Run cs146_handin parse_reranker to submit all contents in your current directory as a handin. This directory should contain all relevant files, but for the sake of space, do not include the dataset in your handin. In addition to the Python scripts, include your README.

In your README, please note down a brief description talking about your rationale behind the hyperparameters used. You should also write down a brief description talking about how you used your model to compute the probability for each parse tree (i.e. what modifications / additional code did you have to make?) If you have tried experimenting with hyperparameters, please note down:

The link to your comet.ml project page, the hashes to your two submission experiments, both the training/validation and the testing/reranking experiments. Make sure that you set the permissions of your comet.ml project to public (it should be if you are using your anonymous id workspace rather than your default workspace).
What hyperparameter experiments you have tried.
For each experiment, what the results were.
A brief discussion comparing and contrasting the results between the experiments, and why the results are the way they are.

The professor was able to achieve a perplexity of ~10 and an F1 score of ~85 (out of 100), so try to aim for that number.
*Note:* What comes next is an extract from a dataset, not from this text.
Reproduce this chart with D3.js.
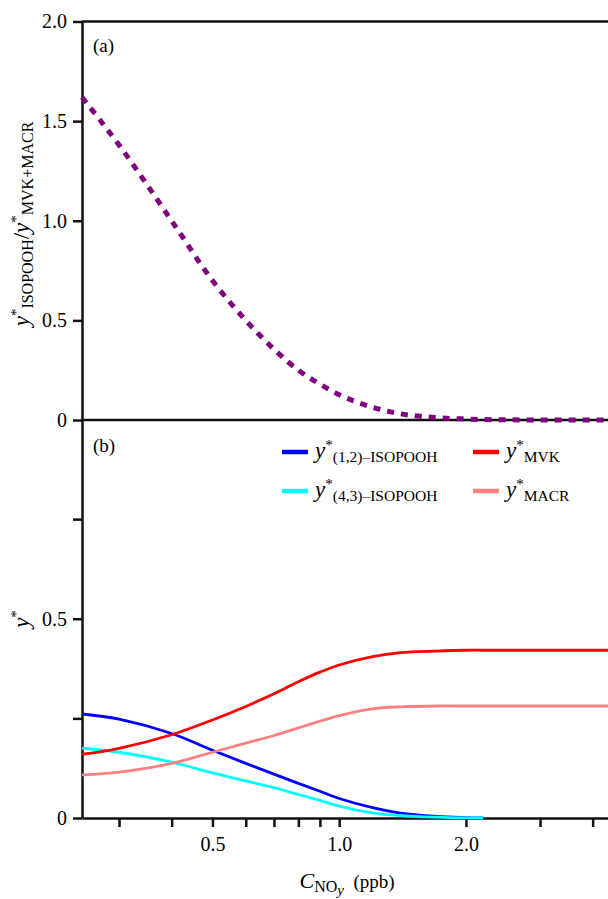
<!DOCTYPE html>
<html>
<head>
<meta charset="utf-8">
<script src="https://cdn.jsdelivr.net/npm/d3@7"></script>
<style>
  body { margin: 0; background: #fff; }
  text { font-family: "Liberation Serif", "Times New Roman", serif; fill: #000; }
</style>
</head>
<body>
<div id="chart"></div>
<script>
// data
var cnoy = [0.245, 0.3, 0.4, 0.5, 0.6, 0.7, 0.8, 0.9, 1.0, 1.2, 1.4, 1.7, 2.0, 2.2, 2.5, 3.0, 4.35];
var ratio = [1.62, 1.38, 1.0, 0.70, 0.50, 0.355, 0.25, 0.18, 0.127, 0.064, 0.031, 0.012, 0.005, 0.002, 0.001, 0, 0];
var isopooh12 = [0.261, 0.248, 0.212, 0.170, 0.137, 0.110, 0.087, 0.067, 0.049, 0.026, 0.012, 0.004, 0.001, 0, null, null, null];
var isopooh43 = [0.175, 0.165, 0.140, 0.113, 0.093, 0.076, 0.059, 0.044, 0.030, 0.013, 0.006, 0.002, 0.0003, 0, null, null, null];
var mvk = [0.160, 0.175, 0.209, 0.246, 0.280, 0.312, 0.342, 0.366, 0.384, 0.405, 0.415, 0.419, 0.421, 0.421, 0.421, 0.421, 0.421];
var macr = [0.108, 0.115, 0.137, 0.165, 0.188, 0.207, 0.226, 0.243, 0.257, 0.274, 0.279, 0.281, 0.281, 0.281, 0.281, 0.281, 0.281];

var xticks = [0.3, 0.4, 0.5, 0.6, 0.7, 0.8, 0.9, 1, 2, 3, 4];
var xlabels = {0.5: "0.5", 1: "1.0", 2: "2.0"};
var yticksA = [0, 0.5, 1, 1.5, 2];
var ylabelsA = {0: "0", 0.5: "0.5", 1: "1.0", 1.5: "1.5", 2: "2.0"};
var yticksB = [0, 0.25, 0.5, 0.75];
var ylabelsB = {0: "0", 0.5: "0.5"};

var series = [
  {name: "(1,2)–ISOPOOH", values: isopooh12, color: "#0000ff"},
  {name: "(4,3)–ISOPOOH", values: isopooh43, color: "#00ffff"},
  {name: "MVK", values: mvk, color: "#ff0000"},
  {name: "MACR", values: macr, color: "#ff8080"}
];

var svgwidth = 608;
var svgheight = 899;
var serif = "'Liberation Serif', 'Times New Roman', serif";

var svg = d3.select("#chart").append("svg")
  .attr("width", svgwidth)
  .attr("height", svgheight);

// scales
var xscale = d3.scaleLog().domain([0.245, 4.35]).range([82, 608]);
var yscaleA = d3.scaleLinear().domain([0, 2]).range([420, 21.5]);
var yscaleB = d3.scaleLinear().domain([0, 1]).range([818, 419.5]);

function styleAxis(g) {
  g.attr("font-family", serif);
  g.select(".domain").attr("stroke", "#111").attr("stroke-width", 2.5);
  g.selectAll(".tick line").attr("stroke", "#111").attr("stroke-width", 2.5);
  g.selectAll(".tick text").attr("font-size", "20px").attr("font-family", serif);
}

// x axis at the bottom
var xaxis = d3.axisBottom(xscale)
  .tickValues(xticks)
  .tickSize(9)
  .tickSizeOuter(0)
  .tickPadding(10)
  .tickFormat(d => xlabels[d] || "");
svg.append("g")
  .attr("transform", "translate(0, 818)")
  .call(xaxis)
  .call(styleAxis);

// panel (a) y axis
svg.append("g")
  .attr("transform", "translate(82, 0)")
  .call(d3.axisLeft(yscaleA).tickValues(yticksA).tickSize(9).tickSizeOuter(0).tickPadding(6)
    .tickFormat(d => ylabelsA[d] || ""))
  .call(styleAxis);

// panel (b) y axis
svg.append("g")
  .attr("transform", "translate(82, 0)")
  .call(d3.axisLeft(yscaleB).tickValues(yticksB).tickSize(9).tickSizeOuter(0).tickPadding(6)
    .tickFormat(d => ylabelsB[d] || ""))
  .call(styleAxis);

// frame lines across the top and between panels
[yscaleA(2), yscaleA(0)].forEach(function(y) {
  svg.append("line")
    .attr("x1", 82).attr("x2", 608)
    .attr("y1", y).attr("y2", y)
    .attr("stroke", "#111")
    .attr("stroke-width", 2.5);
});

// panel (a) dotted curve
var lineA = d3.line()
  .x((d, i) => xscale(cnoy[i]))
  .y(d => yscaleA(d))
  .curve(d3.curveMonotoneX);

svg.append("path")
  .datum(ratio)
  .attr("d", lineA)
  .attr("fill", "none")
  .attr("stroke", "#800080")
  .attr("stroke-width", 5)
  .attr("stroke-dasharray", "7,7");

// panel (b) curves
var lineB = d3.line()
  .defined(d => d !== null)
  .x((d, i) => xscale(cnoy[i]))
  .y(d => yscaleB(d))
  .curve(d3.curveCatmullRom.alpha(0.5));

series.forEach(function(s) {
  svg.append("path")
    .datum(s.values)
    .attr("d", lineB)
    .attr("fill", "none")
    .attr("stroke", s.color)
    .attr("stroke-width", 2.8);
});

// panel labels
svg.append("text").attr("x", 93).attr("y", 52).attr("font-size", "19px").text("(a)");
svg.append("text").attr("x", 93).attr("y", 452).attr("font-size", "19px").text("(b)");

// legend
var legendpos = [[282, 452], [282, 491], [473, 452], [473, 491]];
series.forEach(function(s, i) {
  var p = legendpos[i];
  svg.append("line")
    .attr("x1", p[0]).attr("x2", p[0] + 26)
    .attr("y1", p[1]).attr("y2", p[1])
    .attr("stroke", s.color)
    .attr("stroke-width", 4.5);
  var t = svg.append("text").attr("x", p[0] + 33).attr("y", p[1] + 6);
  t.append("tspan").attr("font-size", "23px").attr("font-style", "italic").text("y");
  t.append("tspan").attr("font-size", "15px").attr("dy", -8).text("*");
  t.append("tspan").attr("font-size", "15.5px").attr("dy", 12).text(s.name);
});

// x axis title
var xt = svg.append("text")
  .attr("x", 347).attr("y", 888)
  .attr("text-anchor", "middle");
xt.append("tspan").attr("font-size", "22px").attr("font-style", "italic").text("C");
xt.append("tspan").attr("font-size", "16px").attr("dy", 4).text("NO");
xt.append("tspan").attr("font-size", "15px").attr("font-style", "italic").attr("dy", 3).text("y");
xt.append("tspan").attr("font-size", "19px").attr("dy", -7).text("\u00a0 (ppb)");

// y axis titles
var ya = svg.append("text")
  .attr("transform", "translate(29, 224) rotate(-90)")
  .attr("text-anchor", "middle");
ya.append("tspan").attr("font-size", "23px").attr("font-style", "italic").text("y");
ya.append("tspan").attr("font-size", "15px").attr("dy", -8).text("*");
ya.append("tspan").attr("font-size", "16px").attr("dy", 12).text("ISOPOOH");
ya.append("tspan").attr("font-size", "23px").attr("dy", -4).text("/");
ya.append("tspan").attr("font-size", "23px").attr("font-style", "italic").text("y");
ya.append("tspan").attr("font-size", "15px").attr("dy", -8).text("*");
ya.append("tspan").attr("font-size", "16px").attr("dy", 12).text("MVK+MACR");

var yb = svg.append("text")
  .attr("transform", "translate(29, 619) rotate(-90)")
  .attr("text-anchor", "middle");
yb.append("tspan").attr("font-size", "23px").attr("font-style", "italic").text("y");
yb.append("tspan").attr("font-size", "15px").attr("dy", -8).text("*");
</script>
</body>
</html>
Your model should finish training within 30 minutes. However, even if you were not able to achieve good results with any of the models developed, if you provide a substantial report describing multiple experiments, rationale behind why the experiments were attempted and why they did/didn't work, and discussion on why some worked better than others, etc. you will be able to receive substantial partial credit. Please also provide us with the hashes to these experiments you described in the README.

In accordance with the course grading policy, your assignment should not have any identifiable information on it, including your Banner ID, name, or cslogin.